Alyssa shook her head. She didn’t know. “I hope it’s because Bhagat’s recognized that we’re good at what we do.”
Jules nodded. “That would be nice. But . . . what do you know about this situation?”
“Just what I told you on the phone.”
World Airlines Flight 232 had taken off from Athens shortly before 8:00 a.m., local time. An hour into the trip an unidentified gunman had entered the cockpit, ordered the pilot to take him to Kazbekistan, ordered him to land at the airport in Kazabek, where four additional unidentified gunmen had entered the plane. At which time they’d sealed the plane, started making demands, and identified themselves.
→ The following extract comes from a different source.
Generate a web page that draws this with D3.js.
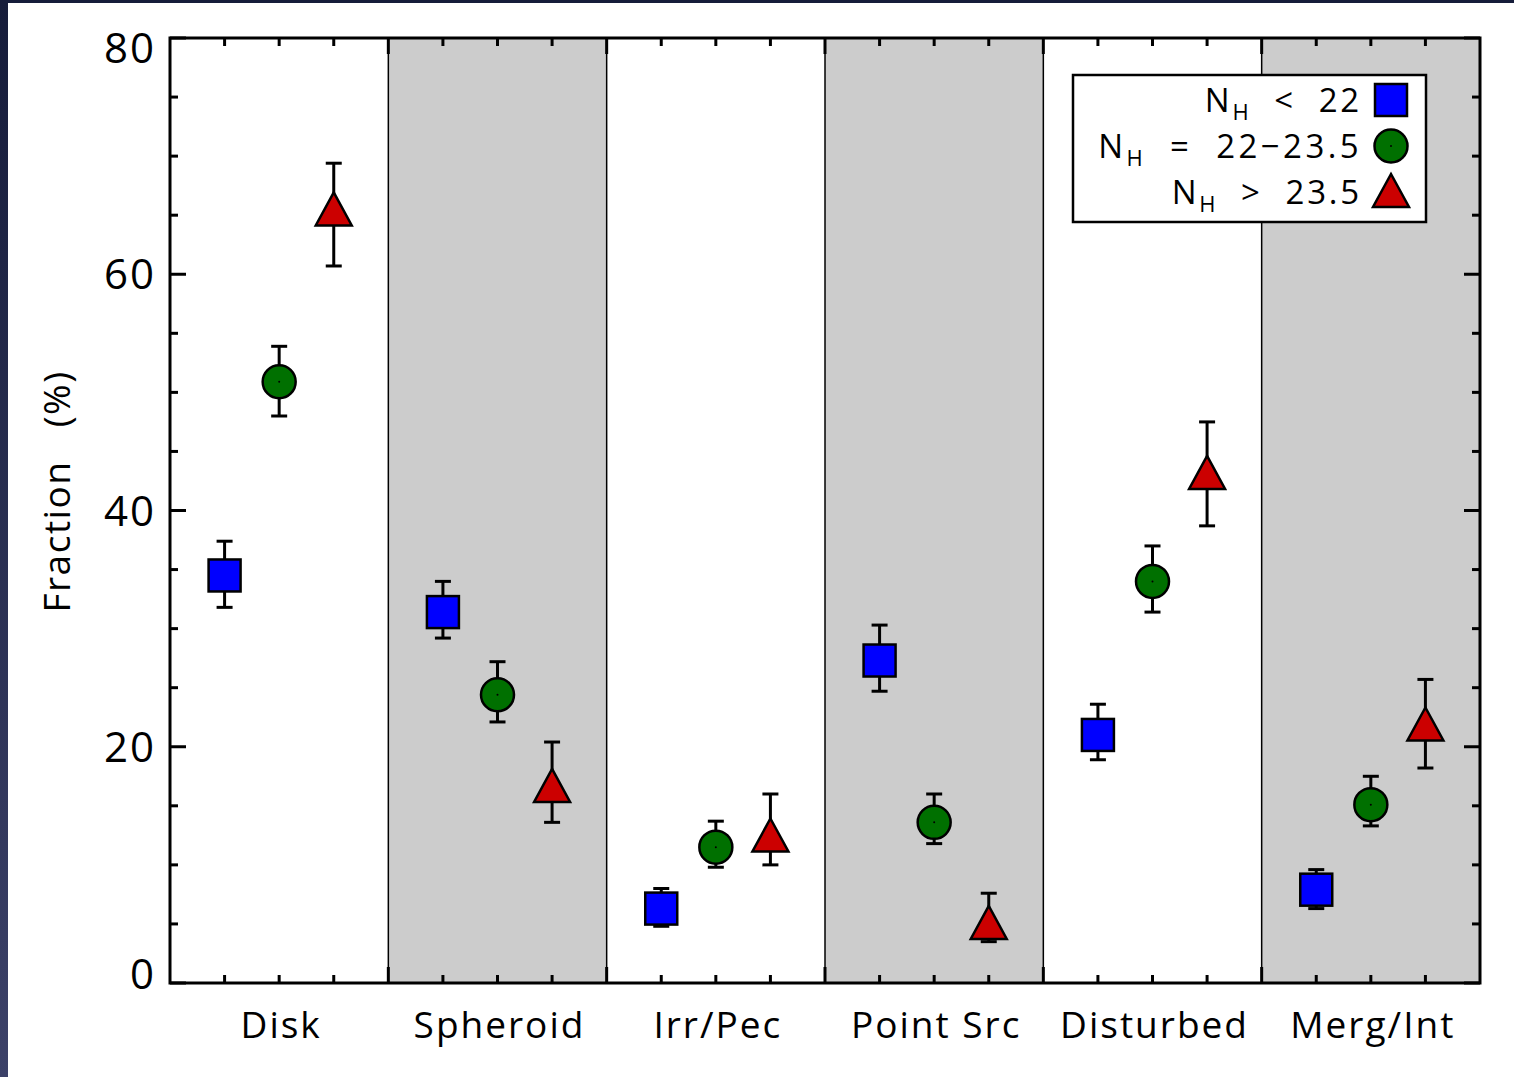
<!DOCTYPE html>
<html>
<head>
<meta charset="utf-8">
<script src="https://cdn.jsdelivr.net/npm/d3@7"></script>
<style>
  body { margin: 0; background: #fff; }
  svg text { font-family: "Open Sans", sans-serif; fill: #000; white-space: pre; }
</style>
</head>
<body>
<div id="chart"></div>
<script>
// categories and series (fraction in %, lower / upper error)
var categories = ['Disk', 'Spheroid', 'Irr/Pec', 'Point Src', 'Disturbed', 'Merg/Int'];
var lowNH  = [34.5, 31.4, 6.3, 27.3, 21.0, 7.9];
var lowLo  = [31.8, 29.2, 4.8, 24.7, 18.9, 6.3];
var lowHi  = [37.4, 34.0, 8.0, 30.3, 23.6, 9.6];
var midNH  = [50.9, 24.4, 11.5, 13.6, 34.0, 15.1];
var midLo  = [48.0, 22.1, 9.8, 11.8, 31.4, 13.3];
var midHi  = [53.9, 27.2, 13.7, 16.0, 37.0, 17.5];
var highNH = [65.4, 16.6, 12.4, 5.0, 43.1, 21.8];
var highLo = [60.7, 13.6, 10.0, 3.5, 38.7, 18.2];
var highHi = [69.4, 20.4, 16.0, 7.6, 47.5, 25.7];
var yTicks = [0, 20, 40, 60, 80];
var seriesLabels = ['<  22', '=  22\u221223.5', '>  23.5'];

var W = 1514, H = 1077;
var margin = {left: 170, right: 34, top: 38, bottom: 94};

var svg = d3.select('#chart').append('svg')
  .attr('width', W).attr('height', H);

// dark page edge on the left / top
var grad = svg.append('defs').append('linearGradient')
  .attr('id', 'edge').attr('x1', 0).attr('y1', 0).attr('x2', 0).attr('y2', 1);
grad.append('stop').attr('offset', '0%').attr('stop-color', '#161c3a');
grad.append('stop').attr('offset', '100%').attr('stop-color', '#3c4168');
svg.append('rect').attr('x', 0).attr('y', 0).attr('width', 8).attr('height', H).attr('fill', 'url(#edge)');
svg.append('rect').attr('x', 0).attr('y', 0).attr('width', W).attr('height', 3).attr('fill', '#161c3a');

var x = d3.scaleBand().domain(categories)
  .range([margin.left, W - margin.right]).padding(0);
var y = d3.scaleLinear().domain([0, 80])
  .range([H - margin.bottom, margin.top]);

var bw = x.bandwidth();

// grey shading for every other category
svg.selectAll('.band').data(categories).enter()
  .append('rect')
  .attr('x', function(d) { return x(d); })
  .attr('y', y(80))
  .attr('width', bw)
  .attr('height', y(0) - y(80))
  .attr('fill', function(d, i) { return i % 2 ? '#cccccc' : '#ffffff'; });

// vertical separators
svg.selectAll('.sep').data(categories.slice(1)).enter()
  .append('line')
  .attr('x1', function(d) { return x(d); })
  .attr('x2', function(d) { return x(d); })
  .attr('y1', y(80)).attr('y2', y(0))
  .attr('stroke', '#000').attr('stroke-width', 1.5);

// axes (ticks drawn inward, mirrored on top and right)
var yMinor = d3.range(0, 81, 5);
function yTickLines(xPos, dir) {
  svg.append('g').selectAll('line').data(yMinor).enter()
    .append('line')
    .attr('x1', xPos)
    .attr('x2', function(d) { return xPos + dir * (d % 20 ? 8 : 16); })
    .attr('y1', function(d) { return y(d); })
    .attr('y2', function(d) { return y(d); })
    .attr('stroke', '#000').attr('stroke-width', 3);
}
yTickLines(x.range()[0], 1);
yTickLines(x.range()[1], -1);

var xMinor = [];
categories.forEach(function(c, i) {
  [0.25, 0.5, 0.75].forEach(function(f) { xMinor.push({pos: x(c) + f * bw, major: false}); });
  if (i > 0) xMinor.push({pos: x(c), major: true});
});
function xTickLines(yPos, dir) {
  svg.append('g').selectAll('line').data(xMinor).enter()
    .append('line')
    .attr('x1', function(d) { return d.pos; })
    .attr('x2', function(d) { return d.pos; })
    .attr('y1', yPos)
    .attr('y2', function(d) { return yPos + dir * (d.major ? 16 : 8); })
    .attr('stroke', '#000').attr('stroke-width', 3);
}
xTickLines(y(0), -1);
xTickLines(y(80), 1);

svg.append('rect')
  .attr('x', x.range()[0]).attr('y', y(80))
  .attr('width', x.range()[1] - x.range()[0])
  .attr('height', y(0) - y(80))
  .attr('fill', 'none').attr('stroke', '#000').attr('stroke-width', 3);

// tick labels (kept inside the frame height like the original)
svg.selectAll('.ylab').data(yTicks).enter()
  .append('text')
  .attr('x', x.range()[0] - 14)
  .attr('y', function(d) {
    return Math.min(Math.max(y(d) + 15, y(80) + 25), y(0) + 6);
  })
  .attr('text-anchor', 'end')
  .style('font-size', '42px')
  .style('letter-spacing', '2px')
  .text(function(d) { return d; });

svg.selectAll('.xlab').data(categories).enter()
  .append('text')
  .attr('x', function(d) { return x(d) + bw / 2 + 2; })
  .attr('y', y(0) + 55)
  .attr('text-anchor', 'middle')
  .style('font-size', '37px')
  .style('letter-spacing', '2px')
  .text(function(d) { return d; });

svg.append('text')
  .attr('transform', 'translate(70,' + ((y(0) + y(80)) / 2 - 19) + ') rotate(-90)')
  .attr('text-anchor', 'middle')
  .style('font-size', '37px')
  .style('letter-spacing', '1.5px')
  .text('Fraction   (%)');

// points with error bars
var offsets = [0.25, 0.5, 0.75];
var series = [
  {v: lowNH, lo: lowLo, hi: lowHi, shape: 'square', color: '#0000ff'},
  {v: midNH, lo: midLo, hi: midHi, shape: 'circle', color: '#007000'},
  {v: highNH, lo: highLo, hi: highHi, shape: 'triangle', color: '#cc0000'}
];

function marker(sel, shape, color) {
  if (shape === 'square') {
    sel.append('rect').attr('x', -16).attr('y', -16).attr('width', 32).attr('height', 32);
  } else if (shape === 'circle') {
    sel.append('circle').attr('r', 16.5);
  } else {
    sel.append('path').attr('d', 'M0,-18L18,15L-18,15Z');
  }
  sel.selectAll('*').attr('fill', color).attr('stroke', '#000').attr('stroke-width', 2.5);
  if (shape === 'circle') {
    sel.append('circle').attr('r', 1).attr('fill', '#000');
  }
}

series.forEach(function(s, si) {
  var g = svg.append('g');
  var pts = categories.map(function(c, i) {
    return {cx: x(c) + offsets[si] * bw, v: s.v[i], lo: s.lo[i], hi: s.hi[i]};
  });
  pts.forEach(function(p) {
    g.append('line')
      .attr('x1', p.cx).attr('x2', p.cx)
      .attr('y1', y(p.lo)).attr('y2', y(p.hi))
      .attr('stroke', '#000').attr('stroke-width', 3);
    [p.lo, p.hi].forEach(function(e) {
      g.append('line')
        .attr('x1', p.cx - 8).attr('x2', p.cx + 8)
        .attr('y1', y(e)).attr('y2', y(e))
        .attr('stroke', '#000').attr('stroke-width', 3);
    });
    var m = g.append('g').attr('transform', 'translate(' + p.cx + ',' + y(p.v) + ')');
    marker(m, s.shape, s.color);
  });
});

// legend
var lg = svg.append('g').attr('transform', 'translate(1073,75)');
lg.append('rect').attr('width', 353).attr('height', 147)
  .attr('fill', '#fff').attr('stroke', '#000').attr('stroke-width', 2.5);
series.forEach(function(s, i) {
  var row = lg.append('g').attr('transform', 'translate(0,' + (25 + i * 46) + ')');
  var t = row.append('text')
    .attr('x', 289).attr('y', 12)
    .attr('text-anchor', 'end')
    .style('font-size', '33px')
    .style('letter-spacing', i === 1 ? '3.4px' : '2.8px');
  t.append('tspan').text('N');
  t.append('tspan').attr('dy', 8).style('font-size', '22px').text('H');
  t.append('tspan').attr('dy', -8).text('  ' + seriesLabels[i]);
  var m = row.append('g').attr('transform', 'translate(318,0)');
  marker(m, s.shape, s.color);
});
</script>
</body>
</html>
“Five terrorists, claiming to be from a K-stani group called something that translates roughly to the People’s Party, are aboard a 747 with one hundred twenty passengers,” Alyssa summed it up, “an as yet unknown percentage of which are American citizens. They’re demanding the release of two prisoners who are awaiting trial, charged with terrorism—one being held in a U.S. federal prison, the other in a prison in Israel.”
“Osman Razeen,” Jules said.
She looked at him. “What?”
“The terrorist being held in the U.S. is Osman Razeen,” Jules said.
Razeen was a GIK terrorist leader that Jules and Alyssa had helped apprehend less than six months ago.